More than 500 units of ceiling fans from 17 models by Elmark Marketing are being recalled after checks showed they could pose safety problems.
These fans could potentially fall, electrocute someone or cause a fire, product safety agency Enterprise Singapore said yesterday.
Fan blades could also come loose when in use and cause cuts.
Although no reports of injuries have been made, Enterprise Singapore said it was alerted after an Elmark fan blade broke when in use. This prompted further checks.
Elmark is recalling the 17 fan models and has posted a notice on its website to inform customers they can trade in an affected model for a $150 voucher.
It said the 17 models were unregistered and sold without a valid safety mark as required for controlled goods under Singapore's consumer protection regulations.
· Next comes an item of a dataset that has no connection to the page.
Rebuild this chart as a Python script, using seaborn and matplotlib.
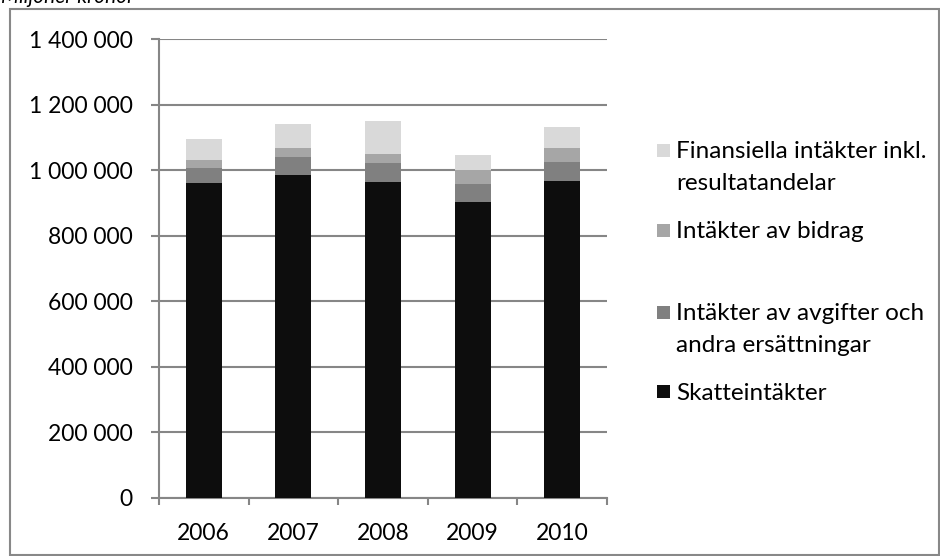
import matplotlib
matplotlib.use("Agg")
import matplotlib.pyplot as plt
import matplotlib.ticker as mticker
from matplotlib.patches import Rectangle
import seaborn as sns
import pandas as pd
import numpy as np

years = ["2006", "2007", "2008", "2009", "2010"]
skatteintakter = [961000, 986000, 964000, 903000, 967000]
avgifter = [46000, 55000, 58000, 55000, 58000]
bidrag = [24000, 27000, 28000, 41000, 43000]
finansiella = [65000, 73000, 99000, 47000, 64000]

series_labels = [
    "Skatteintäkter",
    "Intäkter av avgifter och\nandra ersättningar",
    "Intäkter av bidrag",
    "Finansiella intäkter inkl.\nresultatandelar",
]
colors = ["#0d0d0d", "#808080", "#a6a6a6", "#d9d9d9"]
y_ticks = [0, 200000, 400000, 600000, 800000, 1000000, 1200000, 1400000]
title = "Miljoner kronor"

sns.set_theme(style="white")
plt.rcParams["font.family"] = ["Lato", "DejaVu Sans"]

W, H = 940, 556
fig = plt.figure(figsize=(W / 100, H / 100), dpi=100)
ax = fig.add_axes([159 / W, 1 - 498 / H, (607 - 159) / W, (498 - 39) / H])

values = np.array([skatteintakter, avgifter, bidrag, finansiella], dtype=float)
cum = np.cumsum(values, axis=0)

# draw from top-of-stack down so lower segments overlay
for i in range(len(series_labels) - 1, -1, -1):
    df = pd.DataFrame({"year": years, "value": cum[i]})
    sns.barplot(data=df, x="year", y="value", color=colors[i], width=0.4,
                saturation=1, ax=ax, zorder=3, edgecolor="none")

ax.set_ylim(0, 1400000)
ax.set_xlim(-0.5, len(years) - 0.5)
ax.set_yticks(y_ticks)
ax.yaxis.set_major_formatter(mticker.FuncFormatter(lambda v, p: f"{int(v):,}".replace(",", " ")))
ax.set_xlabel("")
ax.set_ylabel("")

grid_c = "#868686"
ax.grid(axis="y", color=grid_c, linewidth=1.5, zorder=0)
ax.grid(axis="x", visible=False)
for s in ["top", "right"]:
    ax.spines[s].set_visible(False)
for s in ["left", "bottom"]:
    ax.spines[s].set_visible(True)
    ax.spines[s].set_color(grid_c)
    ax.spines[s].set_linewidth(1.5)

ax.tick_params(axis="y", which="major", left=True, direction="out", length=6,
               width=1.5, color=grid_c, pad=13, labelsize=16.5, labelcolor="black")
ax.tick_params(axis="x", which="major", bottom=False, pad=12, labelsize=16.5, labelcolor="black")
ax.set_xticks(np.arange(-0.5, len(years) + 0.5, 1.0), minor=True)
ax.tick_params(axis="x", which="minor", bottom=True, direction="out", length=5,
               width=1.5, color=grid_c)

# manual legend (order as in reference, top to bottom)
legend_y = {3: 150, 2: 230, 1: 312, 0: 391}
sq = 13
for i, yy in legend_y.items():
    fig.add_artist(Rectangle((657 / W, 1 - (yy + sq / 2) / H), sq / W, sq / H,
                             transform=fig.transFigure, facecolor=colors[i],
                             edgecolor="none"))
    fig.text(676 / W, 1 - yy / H, series_labels[i].split("\n")[0], ha="left",
             va="center_baseline", fontsize=17.5, color="black")
    if "\n" in series_labels[i]:
        fig.text(676 / W, 1 - (yy + 31) / H, series_labels[i].split("\n")[1],
                 ha="left", va="center_baseline", fontsize=17.5, color="black")

# outer border
fig.add_artist(Rectangle((10 / W, 1 / H), (939 - 10) / W, (556 - 9 - 1) / H,
                         transform=fig.transFigure, facecolor="none",
                         edgecolor="#888888", linewidth=1.5))

fig.text(1 / W, 1 - 3 / H, title, ha="left", va="baseline", fontsize=15,
         style="italic", color="black")

fig.savefig("out.png", dpi=100)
According to Elmark's website, the company, which was established in 1988, distributes ceiling fans in Singapore and Malaysia.
The 17 recalled models are: AC 4054, E502 Aeratron, EC 888, EC 999, ED 866, EL03 Cane, EL03 Leaf, ELS 52 HHA, EL 3888 Elegant, ES 380S, ES 803, ES 803 Mini, Fanaway, Fantasy UFO 38, V6 Mini, V8 Jazz and VIP 99.
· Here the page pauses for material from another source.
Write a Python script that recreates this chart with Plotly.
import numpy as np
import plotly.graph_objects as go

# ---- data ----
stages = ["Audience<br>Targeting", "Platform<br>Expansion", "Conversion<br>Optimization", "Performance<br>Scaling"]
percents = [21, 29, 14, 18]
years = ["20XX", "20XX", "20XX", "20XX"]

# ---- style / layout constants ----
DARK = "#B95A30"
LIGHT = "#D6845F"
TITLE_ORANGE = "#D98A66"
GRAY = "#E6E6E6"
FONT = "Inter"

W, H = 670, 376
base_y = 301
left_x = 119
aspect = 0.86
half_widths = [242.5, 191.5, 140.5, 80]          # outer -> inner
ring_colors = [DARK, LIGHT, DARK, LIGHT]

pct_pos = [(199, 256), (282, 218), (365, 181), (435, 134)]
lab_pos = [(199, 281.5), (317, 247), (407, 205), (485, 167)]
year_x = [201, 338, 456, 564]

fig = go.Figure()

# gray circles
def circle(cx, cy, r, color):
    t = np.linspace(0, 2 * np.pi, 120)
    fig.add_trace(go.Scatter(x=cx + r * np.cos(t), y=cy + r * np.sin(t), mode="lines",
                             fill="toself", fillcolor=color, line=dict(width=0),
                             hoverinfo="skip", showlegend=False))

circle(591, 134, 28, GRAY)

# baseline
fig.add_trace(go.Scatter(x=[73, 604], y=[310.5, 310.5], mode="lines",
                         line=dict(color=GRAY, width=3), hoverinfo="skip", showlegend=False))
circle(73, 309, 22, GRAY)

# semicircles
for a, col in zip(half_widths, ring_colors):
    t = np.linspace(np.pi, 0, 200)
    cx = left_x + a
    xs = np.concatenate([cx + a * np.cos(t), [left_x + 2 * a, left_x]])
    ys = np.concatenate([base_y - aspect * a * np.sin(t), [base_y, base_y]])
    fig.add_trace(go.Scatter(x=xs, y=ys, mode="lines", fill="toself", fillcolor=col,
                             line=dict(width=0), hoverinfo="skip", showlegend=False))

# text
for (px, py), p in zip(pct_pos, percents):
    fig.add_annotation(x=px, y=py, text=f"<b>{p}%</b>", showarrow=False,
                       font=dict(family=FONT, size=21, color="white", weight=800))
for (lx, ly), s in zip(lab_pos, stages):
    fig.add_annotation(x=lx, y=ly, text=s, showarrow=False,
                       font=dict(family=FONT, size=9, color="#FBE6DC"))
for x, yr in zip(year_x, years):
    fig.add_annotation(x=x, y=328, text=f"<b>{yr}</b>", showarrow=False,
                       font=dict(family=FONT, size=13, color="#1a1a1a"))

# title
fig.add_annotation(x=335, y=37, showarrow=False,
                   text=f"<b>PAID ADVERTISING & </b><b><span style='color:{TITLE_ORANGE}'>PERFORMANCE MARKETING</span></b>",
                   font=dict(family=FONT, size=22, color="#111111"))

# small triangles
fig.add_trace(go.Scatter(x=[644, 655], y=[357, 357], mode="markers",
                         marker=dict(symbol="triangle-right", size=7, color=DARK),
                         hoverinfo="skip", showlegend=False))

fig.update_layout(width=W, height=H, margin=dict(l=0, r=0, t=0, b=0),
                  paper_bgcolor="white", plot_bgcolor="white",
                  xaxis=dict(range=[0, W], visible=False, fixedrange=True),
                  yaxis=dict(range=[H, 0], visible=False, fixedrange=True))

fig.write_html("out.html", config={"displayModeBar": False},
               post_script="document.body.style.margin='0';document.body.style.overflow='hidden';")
Elmark, which apologised for the recall, said the $150 voucher is valid for five years and is transferable. The company is also offering to remove affected fans for free, for customers who do not want to keep them.
When contacted by The Straits Times, the Consumers Association of Singapore (Case) said between January last year and Sunday, it had received four complaints regarding Elmark ceiling fans.
"In general, consumers complained of defective parts in their ceiling fans and unsatisfactory after-sales service," it said.
Affected consumers can also contact Case at its hotline on 6100-0315, or visit www.case.org.sg
Online sites that carry the affected Elmark fans told ST they have removed the models from their listings.
A Qoo10 spokesman said the company prefers to "err on the side of caution and does not hesitate to remove affected products" whenever it gets wind of lapses.
"A conversation can then be had with the supplier and we will reinstate the models if they are found to meet safety standards," he added.
Anyone found guilty of supplying controlled goods that have not gone through proper tests and certification can be jailed for up to two years, fined up to $10,000, or both.
Under consumer protection regulations, ceiling fans are controlled goods that must be tested and certified. They should also be registered with Enterprise Singapore and fitted with a safety mark.
Enterprise Singapore said consumers should take precautions with their ceiling fans, such as checking the suspension system and blades for cracks once every two years.
The fans should also not be installed on an unstable ceiling or in a wet or moist area.